— start of RECORDED INFORMATION —

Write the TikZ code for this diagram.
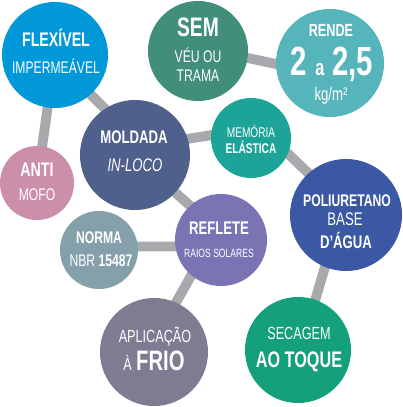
\documentclass[tikz,border=0pt]{standalone}
\usepackage{fontspec}
\setmainfont{Liberation Sans}[FakeStretch=0.72]
\usetikzlibrary{backgrounds}

\definecolor{cFlex}{RGB}{0,152,216}
\definecolor{cSem}{RGB}{65,142,123}
\definecolor{cRende}{RGB}{85,181,186}
\definecolor{cMem}{RGB}{27,164,151}
\definecolor{cMold}{RGB}{80,96,140}
\definecolor{cAnti}{RGB}{203,143,170}
\definecolor{cNorma}{RGB}{132,160,170}
\definecolor{cRefl}{RGB}{122,116,181}
\definecolor{cPoli}{RGB}{58,88,164}
\definecolor{cAplic}{RGB}{126,123,147}
\definecolor{cSec}{RGB}{19,160,122}
\definecolor{cLink}{RGB}{167,169,172}

\newcommand{\regf}[1]{\fontsize{#1}{#1}\selectfont}
\newcommand{\boldf}[1]{\fontsize{#1}{#1}\selectfont\bfseries}

\tikzset{
  bub/.style={circle, minimum size=#1*0.05cm, inner sep=0pt},
  txt/.style={anchor=base, inner sep=0pt, text=white},
  link/.style={draw=cLink, line width=7pt, shorten <=-6pt, shorten >=-6pt}
}

\begin{document}
\begin{tikzpicture}[x=0.025cm, y=-0.025cm]
        \useasboundingbox (0,0) rectangle (402,407);
        % bubbles
        \node[bub=53, fill=cFlex]  (Flex)  at (55,55)   {};
        \node[bub=50, fill=cSem]   (Sem)   at (198,51)  {};
        \node[bub=54, fill=cRende] (Rende) at (330,63)  {};
        \node[bub=40, fill=cMem]   (Mem)   at (251,138) {};
        \node[bub=55, fill=cMold]  (Mold)  at (135,155) {};
        \node[bub=37, fill=cAnti]  (Anti)  at (37,183)  {};
        \node[bub=39, fill=cNorma] (Norma) at (99,250)  {};
        \node[bub=46, fill=cRefl]  (Refl)  at (221,240) {};
        \node[bub=56, fill=cPoli]  (Poli)  at (346,215) {};
        \node[bub=54, fill=cAplic] (Aplic) at (154,352) {};
        \node[bub=53, fill=cSec]   (Sec)   at (298,350) {};
        % texts
        \node[txt, font=\boldf{14}] (Flex1) at (56,47) {FLEXÍVEL};
        \node[txt, font=\regf{12}]  (Flex2) at (56,73) {IMPERMEÁVEL};
        \node[txt, font=\boldf{19}] (Sem1) at (198,37) {SEM};
        \node[txt, font=\regf{12}]  (Sem2) at (198,63) {VÉU OU};
        \node[txt, font=\regf{12}]  (Sem3) at (198,82) {TRAMA};
        \node[txt, font=\boldf{12.5}] (Rende1) at (331,37) {RENDE};
        \node[txt, font=\boldf{29}] (Rende2) at (332,76) {2 {\boldf{16}a} 2,5};
        \node[txt, font=\regf{13}]  (Rende3) at (331,100) {kg/m²};
        \node[txt, font=\regf{10}]  (Mem1) at (251,137) {MEMÓRIA};
        \node[txt, font=\boldf{10}] (Mem2) at (251,153) {ELÁSTICA};
        \node[txt, font=\boldf{13}] (Mold1) at (134,143) {MOLDADA};
        \node[txt, font=\regf{13}\itshape] (Mold2) at (135,171) {IN-LOCO};
        \node[txt, font=\boldf{14}] (Anti1) at (37,176) {ANTI};
        \node[txt, font=\regf{12}]  (Anti2) at (37,200) {MOFO};
        \node[txt, font=\boldf{12}] (Norma1) at (99,243) {NORMA};
        \node[txt, font=\regf{12}]  (Norma2) at (101,266) {NBR \textbf{15487}};
        \node[txt, font=\boldf{13}] (Refl1) at (219,234) {REFLETE};
        \node[txt, font=\regf{8.5}] (Refl2) at (219,257) {RAIOS SOLARES};
        \node[txt, font=\boldf{12}] (Poli1) at (347,206) {POLIURETANO};
        \node[txt, font=\regf{13}]  (Poli2) at (345,225) {BASE};
        \node[txt, font=\boldf{13}] (Poli3) at (346,248) {D’ÁGUA};
        \node[txt, font=\regf{12.5}] (Aplic1) at (155,342) {APLICAÇÃO};
        \node[txt, font=\regf{12.5}] (Aplic2) at (154,370) {À\hspace{3pt}{\boldf{20}FRIO}};
        \node[txt, font=\regf{12.5}]  (Sec1) at (299,339) {SECAGEM};
        \node[txt, font=\boldf{16}] (Sec2) at (299,367) {AO TOQUE};
        % links
        \begin{scope}[on background layer]
                \draw[link] (Flex) -- (Anti);
                \draw[link] (Flex.-48) -- (Mold.123);
                \draw[link] (Sem.-8) -- (Rende.181);
                \draw[link] (Mold.17) -- (Mem.176);
                \draw[link] (Mem.-23) -- (Poli.132);
                \draw[link] (Mold.-43) -- (Refl.132);
                \draw[link] (Norma.5) -- (Refl.188);
                \draw[link] (Refl.230) -- (Aplic.66);
                \draw[link] (Poli.248) -- (Sec.71);
        \end{scope}
\end{tikzpicture}
\end{document}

— end of RECORDED INFORMATION —

**GIVEN INSTRUCTION:** Print out the material word for word, omitting the pictures.

**EXPECTED OUTPUT:**
Write the TikZ code for this diagram.
\documentclass[tikz,border=0pt]{standalone}
\usepackage{fontspec}
\setmainfont{Liberation Sans}[FakeStretch=0.72]
\usetikzlibrary{backgrounds}

\definecolor{cFlex}{RGB}{0,152,216}
\definecolor{cSem}{RGB}{65,142,123}
\definecolor{cRende}{RGB}{85,181,186}
\definecolor{cMem}{RGB}{27,164,151}
\definecolor{cMold}{RGB}{80,96,140}
\definecolor{cAnti}{RGB}{203,143,170}
\definecolor{cNorma}{RGB}{132,160,170}
\definecolor{cRefl}{RGB}{122,116,181}
\definecolor{cPoli}{RGB}{58,88,164}
\definecolor{cAplic}{RGB}{126,123,147}
\definecolor{cSec}{RGB}{19,160,122}
\definecolor{cLink}{RGB}{167,169,172}

\newcommand{\regf}[1]{\fontsize{#1}{#1}\selectfont}
\newcommand{\boldf}[1]{\fontsize{#1}{#1}\selectfont\bfseries}

\tikzset{
  bub/.style={circle, minimum size=#1*0.05cm, inner sep=0pt},
  txt/.style={anchor=base, inner sep=0pt, text=white},
  link/.style={draw=cLink, line width=7pt, shorten <=-6pt, shorten >=-6pt}
}

\begin{document}
\begin{tikzpicture}[x=0.025cm, y=-0.025cm]
        \useasboundingbox (0,0) rectangle (402,407);
        % bubbles
        \node[bub=53, fill=cFlex]  (Flex)  at (55,55)   {};
        \node[bub=50, fill=cSem]   (Sem)   at (198,51)  {};
        \node[bub=54, fill=cRende] (Rende) at (330,63)  {};
        \node[bub=40, fill=cMem]   (Mem)   at (251,138) {};
        \node[bub=55, fill=cMold]  (Mold)  at (135,155) {};
        \node[bub=37, fill=cAnti]  (Anti)  at (37,183)  {};
        \node[bub=39, fill=cNorma] (Norma) at (99,250)  {};
        \node[bub=46, fill=cRefl]  (Refl)  at (221,240) {};
        \node[bub=56, fill=cPoli]  (Poli)  at (346,215) {};
        \node[bub=54, fill=cAplic] (Aplic) at (154,352) {};
        \node[bub=53, fill=cSec]   (Sec)   at (298,350) {};
        % texts
        \node[txt, font=\boldf{14}] (Flex1) at (56,47) {FLEXÍVEL};
        \node[txt, font=\regf{12}]  (Flex2) at (56,73) {IMPERMEÁVEL};
        \node[txt, font=\boldf{19}] (Sem1) at (198,37) {SEM};
        \node[txt, font=\regf{12}]  (Sem2) at (198,63) {VÉU OU};
        \node[txt, font=\regf{12}]  (Sem3) at (198,82) {TRAMA};
        \node[txt, font=\boldf{12.5}] (Rende1) at (331,37) {RENDE};
        \node[txt, font=\boldf{29}] (Rende2) at (332,76) {2 {\boldf{16}a} 2,5};
        \node[txt, font=\regf{13}]  (Rende3) at (331,100) {kg/m²};
        \node[txt, font=\regf{10}]  (Mem1) at (251,137) {MEMÓRIA};
        \node[txt, font=\boldf{10}] (Mem2) at (251,153) {ELÁSTICA};
        \node[txt, font=\boldf{13}] (Mold1) at (134,143) {MOLDADA};
        \node[txt, font=\regf{13}\itshape] (Mold2) at (135,171) {IN-LOCO};
        \node[txt, font=\boldf{14}] (Anti1) at (37,176) {ANTI};
        \node[txt, font=\regf{12}]  (Anti2) at (37,200) {MOFO};
        \node[txt, font=\boldf{12}] (Norma1) at (99,243) {NORMA};
        \node[txt, font=\regf{12}]  (Norma2) at (101,266) {NBR \textbf{15487}};
        \node[txt, font=\boldf{13}] (Refl1) at (219,234) {REFLETE};
        \node[txt, font=\regf{8.5}] (Refl2) at (219,257) {RAIOS SOLARES};
        \node[txt, font=\boldf{12}] (Poli1) at (347,206) {POLIURETANO};
        \node[txt, font=\regf{13}]  (Poli2) at (345,225) {BASE};
        \node[txt, font=\boldf{13}] (Poli3) at (346,248) {D’ÁGUA};
        \node[txt, font=\regf{12.5}] (Aplic1) at (155,342) {APLICAÇÃO};
        \node[txt, font=\regf{12.5}] (Aplic2) at (154,370) {À\hspace{3pt}{\boldf{20}FRIO}};
        \node[txt, font=\regf{12.5}]  (Sec1) at (299,339) {SECAGEM};
        \node[txt, font=\boldf{16}] (Sec2) at (299,367) {AO TOQUE};
        % links
        \begin{scope}[on background layer]
                \draw[link] (Flex) -- (Anti);
                \draw[link] (Flex.-48) -- (Mold.123);
                \draw[link] (Sem.-8) -- (Rende.181);
                \draw[link] (Mold.17) -- (Mem.176);
                \draw[link] (Mem.-23) -- (Poli.132);
                \draw[link] (Mold.-43) -- (Refl.132);
                \draw[link] (Norma.5) -- (Refl.188);
                \draw[link] (Refl.230) -- (Aplic.66);
                \draw[link] (Poli.248) -- (Sec.71);
        \end{scope}
\end{tikzpicture}
\end{document}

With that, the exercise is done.